Program to find number of combinations of coins to reach target in Python

Suppose we have a list of coins and another value amount, we have to find the number of combinations there are that sum to amount. If the answer is very large, then mod the result by 10^9 + 7.

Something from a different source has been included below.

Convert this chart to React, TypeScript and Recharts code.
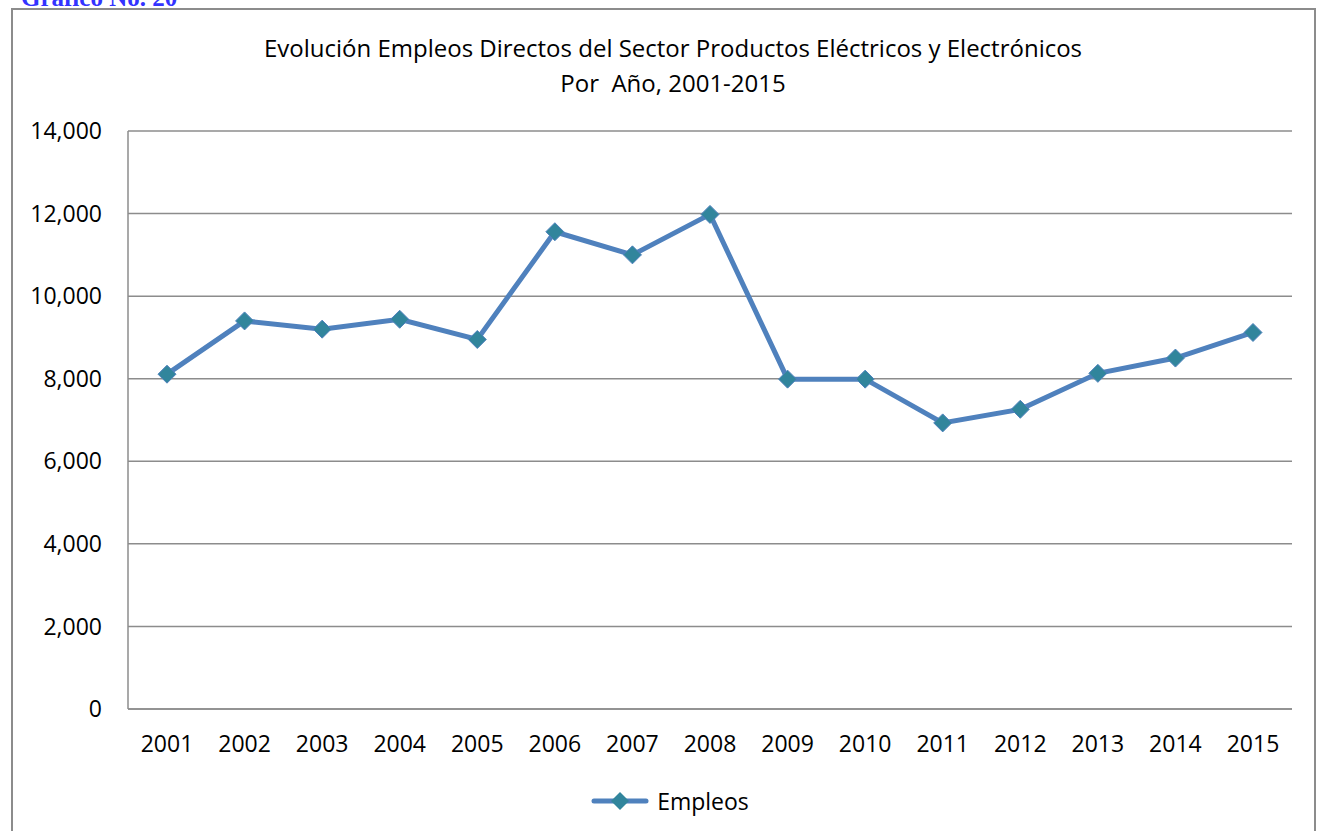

So, if the input is like coins = [2, 5] amount = 10, then the output will be 2, as we can make these combinations − [2, 2, 2, 2, 2], [5, 5]

Algorithm

To solve this, we will follow these steps −

• m := 10^9 + 7
• dp := a list of size same as amount + 1, and fill it with 0
• dp[0] := 1
• for each d in coins, do
  • for i in range 1 to size of dp, do
    • if i - d >= 0, then
      • dp[i] := dp[i] + dp[i - d]
• return (last element of dp) mod m

Example

Let us see the following implementation to get better understanding −

class Solution:
    def solve(self, coins, amount):
        dp = [0] * (amount + 1)
        dp[0] = 1
        for d in coins:
            for i in range(1, len(dp)):
                if i - d >= 0:
                    dp[i] += dp[i - d]
        return dp[-1] % (10 ** 9 + 7)

ob = Solution()
coins = [2, 5]
amount = 10
print(ob.solve(coins, amount))

The output of the above code is −

2

How It Works

The algorithm uses dynamic programming where dp[i] represents the number of ways to make amount i. We iterate through each coin and update all possible amounts that can be formed using that coin.

Step-by-Step Execution

def solve_with_steps(coins, amount):
    dp = [0] * (amount + 1)
    dp[0] = 1
    print(f"Initial dp: {dp}")
    
    for coin in coins:
        print(f"\nProcessing coin {coin}:")
        for i in range(1, len(dp)):
            if i - coin >= 0:
                old_value = dp[i]
                dp[i] += dp[i - coin]
                print(f"  dp[{i}] = {old_value} + dp[{i - coin}] = {dp[i]}")
        print(f"After coin {coin}: {dp}")
    
    return dp[-1] % (10 ** 9 + 7)

coins = [2, 5]
amount = 10
result = solve_with_steps(coins, amount)
print(f"\nFinal result: {result}")

Initial dp: [1, 0, 0, 0, 0, 0, 0, 0, 0, 0, 0]

Processing coin 2:
  dp[2] = 0 + dp[0] = 1
  dp[4] = 0 + dp[2] = 1
  dp[6] = 0 + dp[4] = 1
  dp[8] = 0 + dp[6] = 1
  dp[10] = 0 + dp[8] = 1
After coin 2: [1, 0, 1, 0, 1, 0, 1, 0, 1, 0, 1]

Processing coin 5:
  dp[5] = 0 + dp[0] = 1
  dp[7] = 0 + dp[2] = 1
  dp[9] = 0 + dp[4] = 1
  dp[10] = 1 + dp[5] = 2
After coin 5: [1, 0, 1, 0, 1, 1, 1, 1, 1, 1, 2]

Final result: 2

Conclusion

This dynamic programming solution efficiently finds the number of coin combinations by building up solutions for smaller amounts. The time complexity is O(amount × number of coins) and space complexity is O(amount).